Exercise goal:
Go through the data below line by line and count those containing the word "this". Reply with the count only.

Given records:
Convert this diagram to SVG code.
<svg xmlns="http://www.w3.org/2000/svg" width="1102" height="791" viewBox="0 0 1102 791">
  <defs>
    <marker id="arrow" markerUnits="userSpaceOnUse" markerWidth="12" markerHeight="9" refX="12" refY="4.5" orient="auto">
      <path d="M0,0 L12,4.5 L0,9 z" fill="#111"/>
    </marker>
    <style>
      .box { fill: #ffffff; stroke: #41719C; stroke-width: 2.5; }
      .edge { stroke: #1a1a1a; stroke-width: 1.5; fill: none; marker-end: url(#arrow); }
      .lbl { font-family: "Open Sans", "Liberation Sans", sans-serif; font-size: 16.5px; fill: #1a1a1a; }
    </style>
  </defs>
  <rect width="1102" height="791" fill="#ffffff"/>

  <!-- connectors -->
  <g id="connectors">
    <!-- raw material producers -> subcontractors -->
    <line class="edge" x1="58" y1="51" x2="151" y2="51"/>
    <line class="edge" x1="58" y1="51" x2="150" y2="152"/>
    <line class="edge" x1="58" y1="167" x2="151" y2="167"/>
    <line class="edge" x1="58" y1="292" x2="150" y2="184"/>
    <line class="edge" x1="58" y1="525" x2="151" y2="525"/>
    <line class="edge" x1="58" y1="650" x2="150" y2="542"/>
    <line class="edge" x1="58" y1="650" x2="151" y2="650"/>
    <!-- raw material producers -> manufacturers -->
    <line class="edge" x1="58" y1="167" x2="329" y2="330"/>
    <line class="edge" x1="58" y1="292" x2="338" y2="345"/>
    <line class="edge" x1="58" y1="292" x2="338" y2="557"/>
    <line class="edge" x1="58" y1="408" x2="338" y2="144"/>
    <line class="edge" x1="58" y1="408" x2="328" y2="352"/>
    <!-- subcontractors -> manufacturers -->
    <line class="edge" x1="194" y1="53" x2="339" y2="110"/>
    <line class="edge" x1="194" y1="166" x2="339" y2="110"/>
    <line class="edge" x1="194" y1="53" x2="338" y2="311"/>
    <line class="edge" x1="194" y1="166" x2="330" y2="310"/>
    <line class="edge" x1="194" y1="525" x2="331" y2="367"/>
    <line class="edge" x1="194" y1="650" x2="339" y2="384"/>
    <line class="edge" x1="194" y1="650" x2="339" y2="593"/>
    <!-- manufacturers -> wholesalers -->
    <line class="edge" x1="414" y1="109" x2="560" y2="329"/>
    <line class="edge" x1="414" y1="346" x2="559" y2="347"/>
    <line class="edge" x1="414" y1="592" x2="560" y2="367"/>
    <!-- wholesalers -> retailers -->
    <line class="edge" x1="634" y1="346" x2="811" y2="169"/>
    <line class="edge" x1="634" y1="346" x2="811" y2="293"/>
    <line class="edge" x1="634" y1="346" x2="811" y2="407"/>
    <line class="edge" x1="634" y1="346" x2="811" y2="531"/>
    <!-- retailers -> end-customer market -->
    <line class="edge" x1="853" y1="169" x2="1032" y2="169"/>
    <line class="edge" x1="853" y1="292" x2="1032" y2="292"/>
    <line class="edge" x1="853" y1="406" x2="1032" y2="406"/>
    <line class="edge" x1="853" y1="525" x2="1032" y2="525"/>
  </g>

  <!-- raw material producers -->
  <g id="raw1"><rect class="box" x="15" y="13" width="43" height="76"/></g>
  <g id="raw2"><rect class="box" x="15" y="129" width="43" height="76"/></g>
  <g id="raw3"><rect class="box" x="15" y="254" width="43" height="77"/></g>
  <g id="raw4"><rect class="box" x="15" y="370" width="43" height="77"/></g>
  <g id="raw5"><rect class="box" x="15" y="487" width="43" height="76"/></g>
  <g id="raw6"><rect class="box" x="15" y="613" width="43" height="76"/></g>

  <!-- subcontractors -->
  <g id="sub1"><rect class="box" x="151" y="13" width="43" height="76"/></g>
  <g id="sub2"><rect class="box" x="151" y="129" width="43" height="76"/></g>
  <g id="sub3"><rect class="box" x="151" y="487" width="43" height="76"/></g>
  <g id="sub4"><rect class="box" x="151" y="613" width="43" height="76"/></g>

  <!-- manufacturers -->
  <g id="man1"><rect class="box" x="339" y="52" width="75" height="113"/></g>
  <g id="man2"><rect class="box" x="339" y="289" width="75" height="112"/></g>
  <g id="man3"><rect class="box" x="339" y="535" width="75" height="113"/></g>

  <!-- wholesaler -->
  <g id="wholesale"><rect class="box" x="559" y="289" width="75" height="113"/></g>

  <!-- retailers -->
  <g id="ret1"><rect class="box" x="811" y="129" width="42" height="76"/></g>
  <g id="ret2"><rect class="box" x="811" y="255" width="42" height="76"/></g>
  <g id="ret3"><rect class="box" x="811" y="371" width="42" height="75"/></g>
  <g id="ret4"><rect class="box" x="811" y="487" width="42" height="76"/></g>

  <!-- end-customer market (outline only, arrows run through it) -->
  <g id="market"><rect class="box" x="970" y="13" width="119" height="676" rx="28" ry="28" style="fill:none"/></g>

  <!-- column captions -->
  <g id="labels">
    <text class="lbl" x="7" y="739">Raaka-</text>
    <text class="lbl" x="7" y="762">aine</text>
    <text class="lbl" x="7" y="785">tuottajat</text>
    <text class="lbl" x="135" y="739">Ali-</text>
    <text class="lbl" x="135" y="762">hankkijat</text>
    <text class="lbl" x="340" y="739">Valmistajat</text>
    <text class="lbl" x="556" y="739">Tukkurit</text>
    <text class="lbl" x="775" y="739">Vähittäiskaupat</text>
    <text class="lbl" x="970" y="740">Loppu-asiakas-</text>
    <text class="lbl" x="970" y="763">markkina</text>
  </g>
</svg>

---

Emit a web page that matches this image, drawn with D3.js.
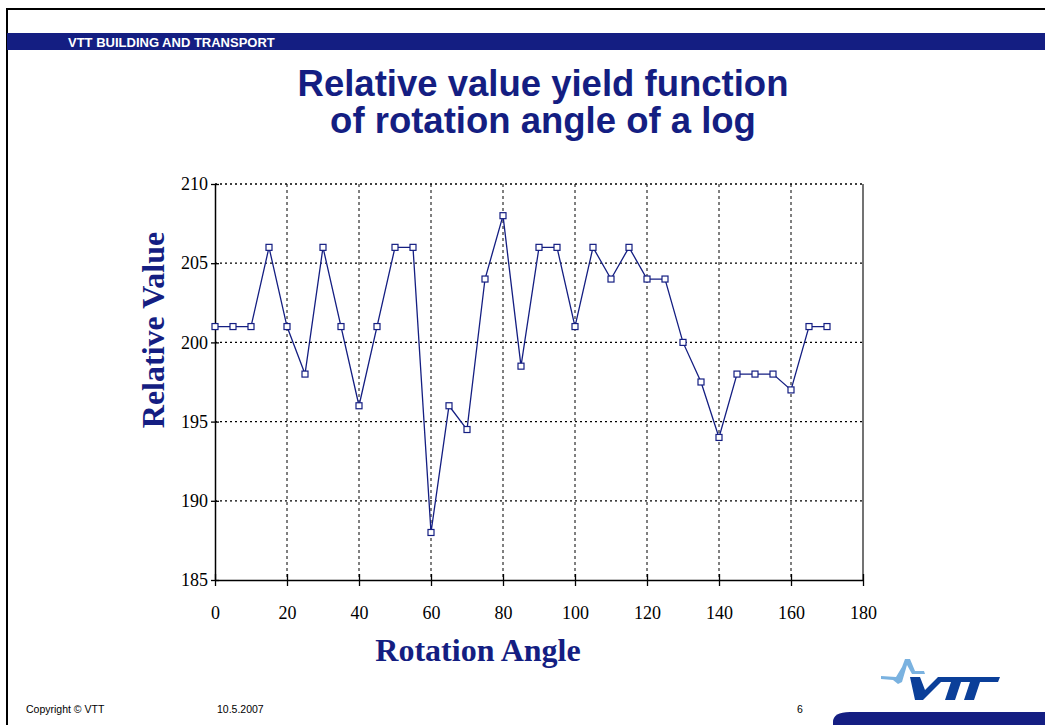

==

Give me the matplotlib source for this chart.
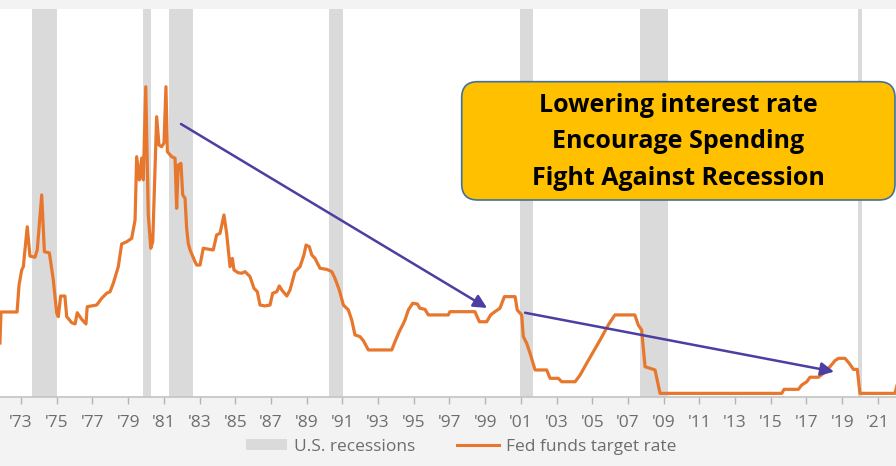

The answer:
3